O'Connor & Associates
- Type: Subsidiary
- Industry: Financial services
- Founded: 1977; 49 years ago
- Founders: Michael Greenbaum, with the support of Edmund and William O'Connor
- Defunct: 2026
- Fate: Acquired
- Successor: Cantor Fitzgerald
- Headquarters: Chicago, United States
- Area served: United States
- Products: Options trading
- Owner: Cantor Fitzgerald

= O'Connor & Associates =

American options trading firm

O'Connor & Associates ("O'Connor") was a Chicago-based options trading firm, with a particular emphasis on financial derivatives. Through a series of acquisitions, it later became a distinct alternative investment platform with hedge funds, private credit and commodities, operating under UBS and subsequently under Cantor Fitzgerald.

O'Connor was founded in 1977 by mathematician Michael Greenbaum, Edmund J. O'Connor and his brother William F. O'Connor. In 1992, the firm was acquired by Swiss Bank Corporation. The acquisition was part of Swiss Bank's efforts to expand its options trading capabilities in the United States. At the time of the acquisition, O'Connor had over 500 employees and was one of the largest options trading firms in the world.

After the acquisition, O'Connor continued to operate as a subsidiary of Swiss Bank Corporation. In 1998, Swiss Bank Corporation merged with Union Bank of Switzerland to form UBS. As part of the merger, O'Connor was then integrated into UBS's investment banking division as UBS O'Connor, evolving to become a multi-strategy hedge fund manager, managing $11 billion at its peak; it later became a part of UBS Asset Management.

In May 2025, UBS reached an agreement to sell O'Connor to Cantor Fitzgerald. The hedge fund platform now operates under Cantor Fitzgerald's asset management division as O'Connor Alternative Investments.

==History==

=== Foundation and early years ===
O'Connor was founded in 1977 by mathematician Michael Greenbaum, with the support of Edmund and William O'Connor. The O'Connor brothers had made a fortune trading grain on the Chicago Board of Trade and founded First Options, a clearing house.

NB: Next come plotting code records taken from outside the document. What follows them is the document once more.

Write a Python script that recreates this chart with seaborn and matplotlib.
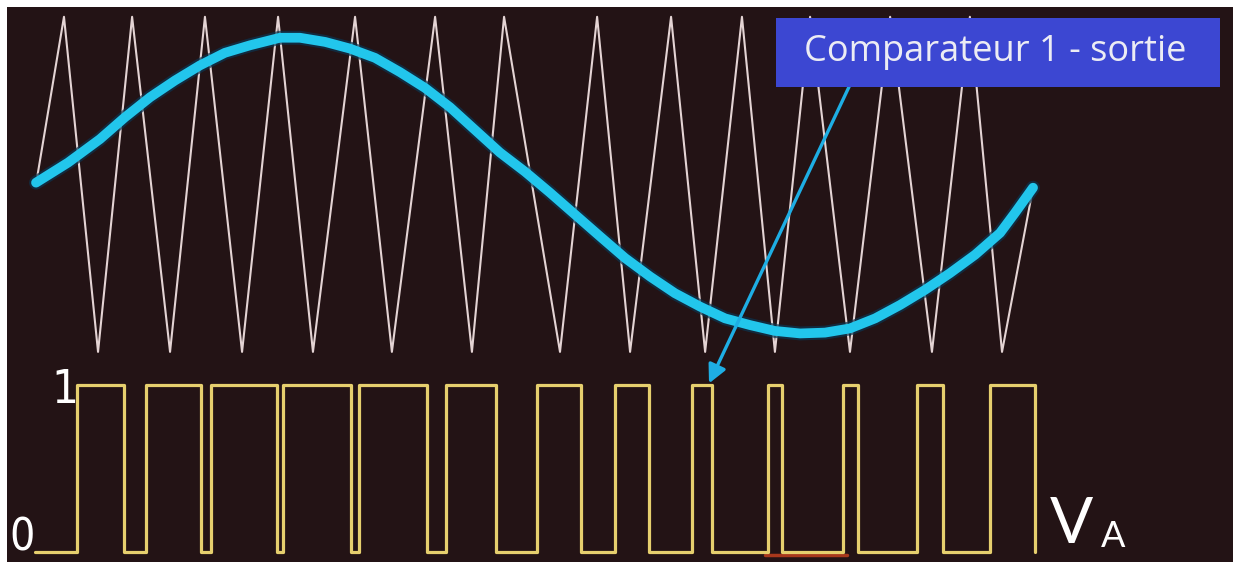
import numpy as np
import pandas as pd
import matplotlib
matplotlib.use("Agg")
import matplotlib.pyplot as plt
from matplotlib.patches import Rectangle
import seaborn as sns

# ---------------- data (phase angle in degrees) ----------------
# carrier (triangle) vertices
tri_deg = [0.5, 10.1, 22.4, 34.7, 48.4, 61.0, 74.4, 87.4, 100.0, 115.2, 128.5, 144.1,
           157.4, 169.0, 189.2, 202.6, 214.5, 229.3, 241.6, 254.9, 266.8, 279.5,
           293.9, 308.4, 323.5, 337.2, 348.8, 360.0]
tri_val = [0.05, 1, -1, 1, -1, 1, -1, 1, -1, 1, -1, 1,
           -1, 1, -1, 1, -1, 1, -1, 1, -1, 1,
           -1, 1, -1, 1, -1, -0.02]

# reference (sine) samples
sin_deg = [0.0, 11.6, 23.1, 32.1, 41.2, 50.2, 59.2, 68.2, 77.3, 88.1, 95.3, 104.4,
           113.4, 122.4, 131.4, 140.5, 149.5, 158.5, 167.5, 176.6, 185.6, 194.6,
           203.6, 212.7, 221.7, 230.7, 239.8, 248.8, 257.8, 266.8, 275.9, 284.9,
           293.9, 303.0, 312.0, 321.0, 330.0, 339.1, 348.1, 353.5, 360.0]
sin_val = [0.01, 0.13, 0.27, 0.40, 0.52, 0.62, 0.71, 0.785, 0.83, 0.875, 0.875, 0.85,
           0.81, 0.755, 0.67, 0.575, 0.46, 0.325, 0.19, 0.075, -0.05, -0.18,
           -0.31, -0.44, -0.55, -0.65, -0.73, -0.80, -0.84, -0.875, -0.89, -0.885,
           -0.86, -0.80, -0.72, -0.63, -0.53, -0.42, -0.29, -0.17, -0.02]

# comparator output: switching instants and levels
sw_start = -0.4
rise_deg = [14.8, 39.7, 63.2, 89.2, 116.6, 148.0, 181.0, 209.1, 236.9, 264.3, 291.4, 318.1, 344.5]
fall_deg = [31.8, 59.6, 87.0, 113.7, 141.2, 166.1, 196.8, 221.3, 244.1, 269.4, 296.8, 327.5, 360.7]
low_level, high_level = 0, 1

# faint red segment under the low level
red_deg = [263.2, 292.8]
red_val = [-0.02, -0.02]

label_text = "Comparateur 1 - sortie"

# ---------------- build tables ----------------
tri_df = pd.DataFrame({"deg": tri_deg, "v": tri_val})
sin_df = pd.DataFrame({"deg": sin_deg, "v": sin_val})
sq_x, sq_y = [sw_start], [low_level]
for r, f in zip(rise_deg, fall_deg):
    sq_x += [r, r, f, f]
    sq_y += [low_level, high_level, high_level, low_level]
sq_df = pd.DataFrame({"deg": sq_x, "v": sq_y})
red_df = pd.DataFrame({"deg": red_deg, "v": red_val})

# ---------------- figure ----------------
sns.set_style("dark")
W, H = 1233, 562
fig = plt.figure(figsize=(W / 100, H / 100), dpi=100)
fig.patch.set_facecolor("white")
BG = "#231315"
fig.add_artist(Rectangle((7 / W, 0), 1 - 7 / W, 1 - 7 / H, transform=fig.transFigure,
                         facecolor=BG, edgecolor="none", zorder=-10))

XLIM = (-13.0, 432.2)
ax_top = fig.add_axes([0, 0.356, 1, 0.632])
ax_bot = fig.add_axes([0, 0.0, 1, 0.3505])
for ax in (ax_top, ax_bot):
    ax.set_facecolor("none")
    ax.set_xlim(*XLIM)
    ax.set_axis_off()
ax_top.set_ylim(-1.06, 1.06)
ax_bot.set_ylim(-0.06, 1.12)

# triangle carrier
sns.lineplot(data=tri_df, x="deg", y="v", ax=ax_top, sort=False, estimator=None,
             color="#e4d4d4", lw=1.5, solid_joinstyle="round")
# sine reference with dark halo
sns.lineplot(data=sin_df, x="deg", y="v", ax=ax_top, sort=False, estimator=None,
             color="#0b3550", lw=10, alpha=0.7, solid_capstyle="round", solid_joinstyle="round")
sns.lineplot(data=sin_df, x="deg", y="v", ax=ax_top, sort=False, estimator=None,
             color="#22c6ec", lw=7, solid_capstyle="round", solid_joinstyle="round")

# comparator output
sns.lineplot(data=red_df, x="deg", y="v", ax=ax_bot, sort=False, estimator=None,
             color="#a8381c", lw=2.5)
sns.lineplot(data=sq_df, x="deg", y="v", ax=ax_bot, sort=False, estimator=None,
             color="#e6cf6e", lw=2.3, solid_joinstyle="round", solid_capstyle="round")

# level labels
ax_bot.text(10.5, 0.97, "1", color="white", fontsize=34, ha="center", va="center",
            family=["DejaVu Sans"], fontstretch="condensed")
ax_bot.text(-5.0, 0.085, "0", color="white", fontsize=32, ha="center", va="center",
            family=["DejaVu Sans"], fontstretch="condensed")
ax_bot.text(373.7, 0.16, "V", color="white", fontsize=46, ha="center", va="center",
            family=["Lato", "DejaVu Sans"], fontweight="normal")
ax_bot.text(388.9, 0.09, "A", color="white", fontsize=26, ha="center", va="center",
            family=["Lato", "DejaVu Sans"], fontweight="normal")

# arrow from the label box to a pulse
ax_bot.annotate("", xy=(243.0, 1.01), xycoords=ax_bot.transData,
                xytext=(293.9, 0.594), textcoords=ax_top.transData,
                arrowprops=dict(arrowstyle="-|>,head_length=1.1,head_width=0.55",
                                color="#1eaee4", lw=2.4, shrinkA=0, shrinkB=0),
                zorder=4)

# label box
fig.add_artist(Rectangle((776 / W, 1 - 87 / H), (1220 - 776) / W, 69 / H,
                         transform=fig.transFigure, facecolor="#3c47d2",
                         edgecolor="none", zorder=5))
fig.text(995 / W, 1 - 52 / H, label_text, color="#ececf4", fontsize=26,
         ha="center", va="center", family=["Open Sans", "DejaVu Sans"], zorder=6)

fig.savefig("out.png", dpi=100, facecolor=fig.get_facecolor())
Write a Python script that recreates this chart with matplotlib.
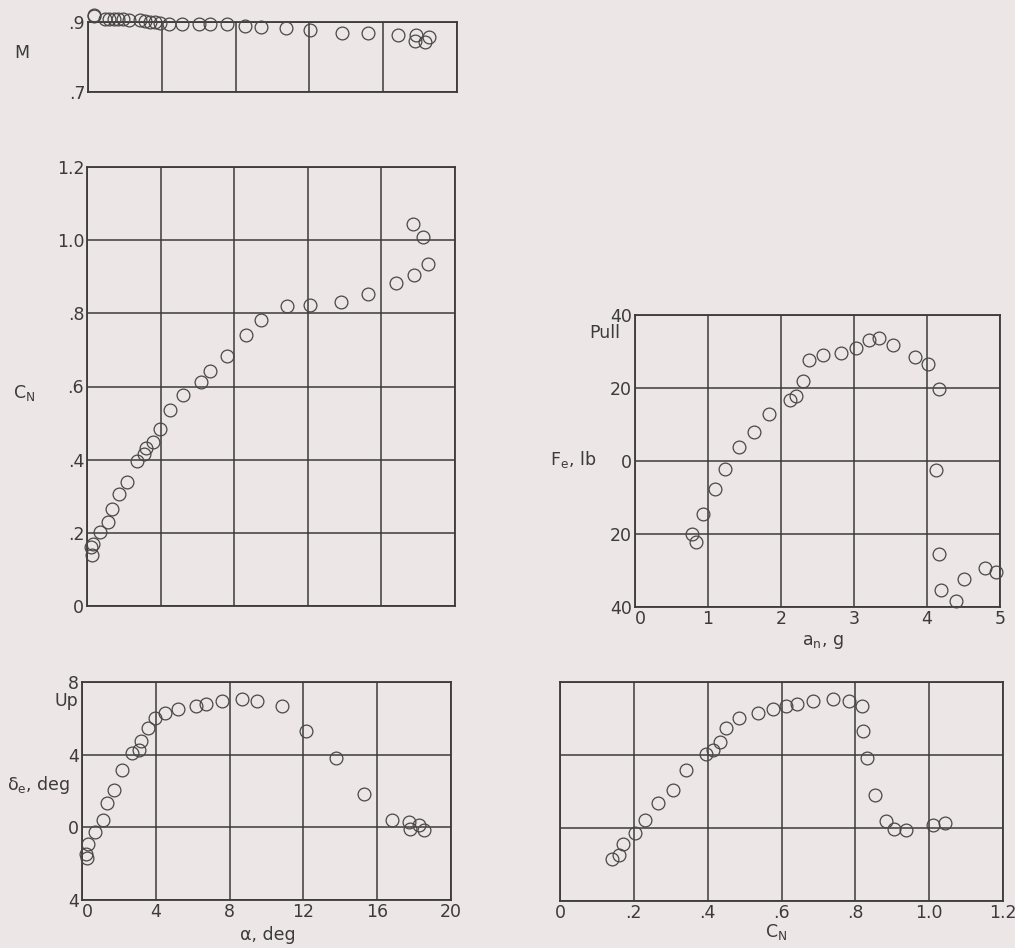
import matplotlib
matplotlib.use("Agg")
import matplotlib.pyplot as plt
from matplotlib.ticker import FixedLocator, FixedFormatter

# angle of attack run (shared by C_N and elevator panels)
alpha = [0.27, 0.2, 0.32, 0.7, 1.12, 1.35, 1.75, 2.15, 2.7, 3.1, 3.22, 3.58, 3.96,
         4.52, 5.23, 6.17, 6.7, 7.6, 8.65, 9.46, 10.86, 12.14, 13.79, 15.26,
         16.82, 17.72, 17.78, 18.25, 18.55]
cn = [0.14, 0.16, 0.17, 0.203, 0.23, 0.265, 0.305, 0.34, 0.395, 0.415, 0.433, 0.449,
      0.485, 0.535, 0.577, 0.612, 0.642, 0.684, 0.74, 0.783, 0.819, 0.822, 0.832,
      0.853, 0.882, 1.044, 0.905, 1.01, 0.936]
delta_e = [-1.7, -1.47, -0.9, -0.26, 0.42, 1.36, 2.07, 3.16, 4.07, 4.28, 4.73, 5.48,
           6.04, 6.3, 6.5, 6.68, 6.8, 6.95, 7.05, 6.95, 6.67, 5.3, 3.82, 1.83,
           0.4, 0.30, -0.08, 0.14, -0.12]

# Mach number
alpha_m = [0.3, 0.3, 0.9, 1.15, 1.4, 1.65, 1.9, 2.2, 2.8, 3.1, 3.35, 3.65, 3.9, 4.4,
           5.1, 6.0, 6.6, 7.55, 8.5, 9.35, 10.75, 12.05, 13.75, 15.15, 16.8, 17.8,
           17.75, 18.25, 18.5]
mach = [0.92, 0.918, 0.91, 0.91, 0.91, 0.908, 0.908, 0.905, 0.905, 0.903, 0.90, 0.90,
        0.898, 0.895, 0.895, 0.895, 0.895, 0.893, 0.89, 0.885, 0.883, 0.876, 0.870,
        0.870, 0.863, 0.862, 0.845, 0.843, 0.857]

# stick force vs normal acceleration
a_n = [0.78, 0.84, 0.93, 1.09, 1.23, 1.43, 1.63, 1.83, 2.12, 2.21, 2.30, 2.38, 2.58,
       2.82, 3.03, 3.21, 3.34, 3.54, 3.83, 4.02, 4.16, 4.13, 4.16, 4.19, 4.40, 4.50,
       4.79, 4.95]
f_e = [-20.0, -22.2, -14.5, -7.8, -2.1, 3.9, 7.9, 12.9, 16.8, 17.9, 22.0, 27.7, 29.0,
       29.7, 30.9, 33.2, 33.8, 31.8, 28.6, 26.6, 19.7, -2.5, -25.4, -35.4, -38.3,
       -32.2, -29.4, -30.4]

BG = "#ece6e7"
INK = "#3c3a3a"
W, H = 1015, 948

plt.rcParams["font.family"] = ["DejaVu Sans"]
plt.rcParams["font.size"] = 12
plt.rcParams["text.color"] = INK

fig = plt.figure(figsize=(W / 100, H / 100), dpi=100, facecolor=BG)


def make_axes(x0, y0, x1, y1):
    # pixel box -> figure fraction
    ax = fig.add_axes([x0 / W, 1 - y1 / H, (x1 - x0) / W, (y1 - y0) / H])
    ax.set_facecolor(BG)
    for s in ax.spines.values():
        s.set_color(INK)
        s.set_linewidth(1.3)
    ax.tick_params(length=0, colors=INK, labelsize=12.5, pad=2)
    ax.grid(True, color=INK, linewidth=1.1)
    ax.set_axisbelow(True)
    return ax


def set_ticks(axis, values, labels):
    axis.set_major_locator(FixedLocator(values))
    axis.set_major_formatter(FixedFormatter(labels))


def circles(ax, x, y):
    ax.plot(x, y, linestyle="none", marker="o", markersize=9.2,
            markerfacecolor="none", markeredgecolor="#4a4747",
            markeredgewidth=0.9, clip_on=False, zorder=3)


alpha_ticks = [0, 4, 8, 12, 16, 20]

# Mach number
ax_m = make_axes(88, 22, 457, 92)
circles(ax_m, alpha_m, mach)
ax_m.set_xlim(0, 20)
ax_m.set_ylim(0.7, 0.9)
set_ticks(ax_m.xaxis, alpha_ticks, [""] * 6)
set_ticks(ax_m.yaxis, [0.7, 0.9], [".7", ".9"])

# normal-force coefficient
ax_cn = make_axes(87, 167, 455, 606)
circles(ax_cn, alpha, cn)
ax_cn.set_xlim(0, 20)
ax_cn.set_ylim(0, 1.2)
set_ticks(ax_cn.xaxis, alpha_ticks, [""] * 6)
set_ticks(ax_cn.yaxis, [0, 0.2, 0.4, 0.6, 0.8, 1.0, 1.2],
          ["0", ".2", ".4", ".6", ".8", "1.0", "1.2"])

# elevator angle vs alpha
ax_de = make_axes(82, 682, 451, 900)
circles(ax_de, alpha, delta_e)
ax_de.set_xlim(0, 20)
ax_de.set_ylim(-4, 8)
set_ticks(ax_de.xaxis, alpha_ticks, ["0", "4", "8", "12", "16", "20"])
set_ticks(ax_de.yaxis, [-4, 0, 4, 8], ["4", "0", "4", "8"])
# corner labels read as "40": keep the x-axis zero just right of the spine
ax_de.get_xticklabels()[0].set_ha("left")

# stick force
ax_fe = make_axes(635, 315, 1000, 607)
circles(ax_fe, a_n, f_e)
ax_fe.set_xlim(0, 5)
ax_fe.set_ylim(-40, 40)
set_ticks(ax_fe.xaxis, [0, 1, 2, 3, 4, 5], ["0", "1", "2", "3", "4", "5"])
set_ticks(ax_fe.yaxis, [-40, -20, 0, 20, 40], ["40", "20", "0", "20", "40"])
ax_fe.get_xticklabels()[0].set_ha("left")

# elevator angle vs C_N
ax_dc = make_axes(560, 682, 1003, 901)
circles(ax_dc, cn, delta_e)
ax_dc.set_xlim(0, 1.2)
ax_dc.set_ylim(-4, 8)
set_ticks(ax_dc.xaxis, [0, 0.2, 0.4, 0.6, 0.8, 1.0, 1.2],
          ["0", ".2", ".4", ".6", ".8", "1.0", "1.2"])
set_ticks(ax_dc.yaxis, [-4, 0, 4, 8], [""] * 4)


def label(x, y, s, ha="center"):
    fig.text(x / W, 1 - y / H, s, ha=ha, va="center", fontsize=12.5, color=INK)


label(22, 53, "M")
label(24, 393, r"C$_\mathregular{N}$")
label(7, 785, r"δ$_\mathregular{e}$, deg", ha="left")
label(66, 701, "Up")
label(268, 935, "α, deg")
label(573, 459, r"F$_\mathregular{e}$, lb")
label(605, 333, "Pull")
label(823, 642, r"a$_\mathregular{n}$, g")
label(776, 932, r"C$_\mathregular{N}$")

fig.savefig("out.png", dpi=100, facecolor=BG)
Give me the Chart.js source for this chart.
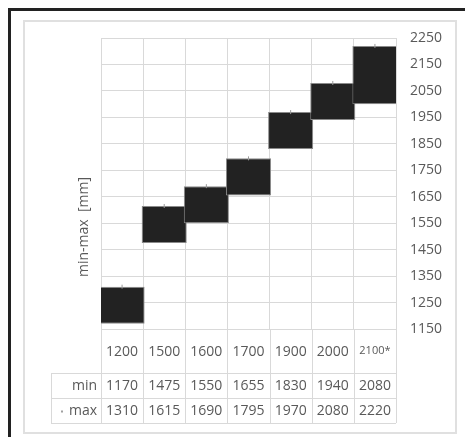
<!DOCTYPE html>
<html>
<head>
<meta charset="utf-8">
<script src="https://cdn.jsdelivr.net/npm/chart.js@4/dist/chart.umd.min.js"></script>
<style>
  html, body { margin: 0; padding: 0; background: #ffffff; overflow: hidden; }
  #outer { position: absolute; left: 8px; top: 8px; width: 600px; height: 600px;
           border-left: 3px solid #222222; border-top: 3px solid #222222; }
  #inner { position: absolute; left: 23px; top: 20px; width: 430px; height: 410px;
           border: 2px solid #e0e0e0; }
  #c { position: absolute; left: 0; top: 0; }
</style>
</head>
<body>
<div id="outer"></div>
<div id="inner"></div>
<canvas id="c" width="465" height="437"></canvas>
<script>
// ---- data ----
const categories = ['1200', '1500', '1600', '1700', '1900', '2000', '2100*'];
const minVals = [1170, 1475, 1550, 1655, 1830, 1940, 2080];   // table row "min"
const maxVals = [1310, 1615, 1690, 1795, 1970, 2080, 2220];   // table row "max"
const barLow  = [1170, 1475, 1550, 1655, 1830, 1940, 2000];   // bar bottoms as drawn
const rowLabels = ['min', 'max'];
const yTitle = 'min-max  [mm]';

const FONT = "'Open Sans', 'DejaVu Sans', sans-serif";
const TEXT = '#595959';
const GRID = '#d9d9d9';

const tablePlugin = {
  id: 'tablePlugin',
  afterDraw(chart) {
    const ctx = chart.ctx;
    const x = chart.scales.x;
    const area = chart.chartArea;
    const n = categories.length;
    const step = (x.getPixelForValue(1) - x.getPixelForValue(0));
    const rowTop = area.bottom + 44;
    const rowH = 25;
    const tableLeft = 51;
    ctx.save();
    ctx.strokeStyle = GRID;
    ctx.lineWidth = 1;
    for (let i = 0; i <= n; i++) {
      const px = Math.round(x.getPixelForValue(i) - step / 2) + 0.5;
      ctx.beginPath();
      ctx.moveTo(px, area.bottom);
      ctx.lineTo(px, rowTop + 2 * rowH);
      ctx.stroke();
    }
    ctx.beginPath();
    ctx.moveTo(tableLeft + 0.5, rowTop);
    ctx.lineTo(tableLeft + 0.5, rowTop + 2 * rowH);
    ctx.stroke();
    for (let r = 0; r <= 2; r++) {
      const py = rowTop + r * rowH + 0.5;
      ctx.beginPath();
      ctx.moveTo(tableLeft, py);
      ctx.lineTo(area.right, py);
      ctx.stroke();
    }
    ctx.fillStyle = TEXT;
    ctx.font = '14px ' + FONT;
    ctx.textBaseline = 'middle';
    const rows = [minVals, maxVals];
    rows.forEach((vals, r) => {
      const cy = rowTop + r * rowH + rowH / 2 + 0.5;
      ctx.textAlign = 'right';
      ctx.fillText(rowLabels[r], 97, cy);
      ctx.textAlign = 'center';
      vals.forEach((v, i) => ctx.fillText(String(v), x.getPixelForValue(i), cy));
    });
    ctx.fillStyle = '#a0a0a0';
    ctx.fillRect(61, rowTop + rowH + rowH / 2, 2, 2);
    ctx.fillStyle = TEXT;
    ctx.font = '14px ' + FONT;
    ctx.translate(84, 227);
    ctx.rotate(-Math.PI / 2);
    ctx.textAlign = 'center';
    ctx.textBaseline = 'middle';
    ctx.fillText(yTitle, 0, 0);
    ctx.restore();
  }
};

new Chart(document.getElementById('c'), {
  type: 'bar',
  data: {
    labels: categories,
    datasets: [
      {
        type: 'bar',
        data: barLow.map((lo, i) => [lo, maxVals[i]]),
        backgroundColor: '#222222',
        borderColor: '#8a8a8a',
        borderWidth: 1,
        borderSkipped: false,
        categoryPercentage: 1,
        barPercentage: 1.07,
        order: 2
      },
      {
        type: 'line',
        data: maxVals,
        showLine: false,
        pointStyle: 'line',
        rotation: 90,
        radius: 2,
        pointBorderColor: '#9a9a9a',
        pointBorderWidth: 1,
        order: 1
      }
    ]
  },
  options: {
    responsive: false,
    animation: false,
    devicePixelRatio: 1,
    layout: { padding: { left: 101, top: 38, right: 0, bottom: 0 } },
    plugins: { legend: { display: false }, tooltip: { enabled: false } },
    scales: {
      x: {
        offset: true,
        grid: { color: GRID, drawTicks: false, offset: true },
        border: { color: GRID },
        afterFit: s => { s.height = 108; },
        ticks: {
          color: TEXT,
          padding: 15,
          maxRotation: 0,
          autoSkip: false,
          font: c => ({ family: FONT, size: c.index === 6 ? 11 : 14 })
        }
      },
      y: {
        position: 'right',
        min: 1150,
        max: 2250,
        afterFit: s => { s.width = 69; },
        grid: { color: GRID, drawTicks: false },
        border: { color: GRID },
        ticks: {
          stepSize: 100,
          padding: 14,
          color: TEXT,
          font: { family: FONT, size: 14 },
          callback: v => String(v)
        }
      }
    }
  },
  plugins: [tablePlugin]
});
</script>
</body>
</html>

The O'Connors provided Greenbaum, who had run risk management for First Options, with the capital to start his own firm.

SBC had established a strategic relationship with O'Connor, which was the largest market maker in the financial options exchanges in the U.S., beginning in 1988. O'Connor had been looking to partner with a larger financial institution. O'Connor entered into a currency joint venture with SBC, in 1989, that proved to be the first step towards a sale of O'Connor to SBC.

Following a 1992 merger, O'Connor was combined with SBC's money market, capital market, and currency market activities to form a globally integrated capital markets and treasury operation. A number of O'Connor executives were brought into key positions within Swiss Bank.

=== UBS O'Connor ===
As a result of the merger between the Union Bank of Switzerland and SBC in 1998, O'Connor became a distinct investment platform known as UBS O'Connor within UBS Investment Bank. The unit then evolved to become a multi-strategy hedge fund manager and subsequently became a distinct investment platform within UBS Asset Management with complete independence in regard to investment decision-making. The business' capabilities covered a range of investment strategies, which seek to achieve risk-adjusted absolute returns with low correlation to most major asset classes and traditional investment benchmarks.

Notable personnel who ran the O'Connor business included Blake Hiltabrand, Kevin Russel, Casey Talbot and Bernard Ahkong. O'Connor managed $11 billion in hedge fund strategies as of June 1, 2022.

=== O'Connor Alternative Investments ===
In May 2025, UBS announced the sale of O'Connor to Cantor Fitzgerald Asset Management, the deal was completed in 2026.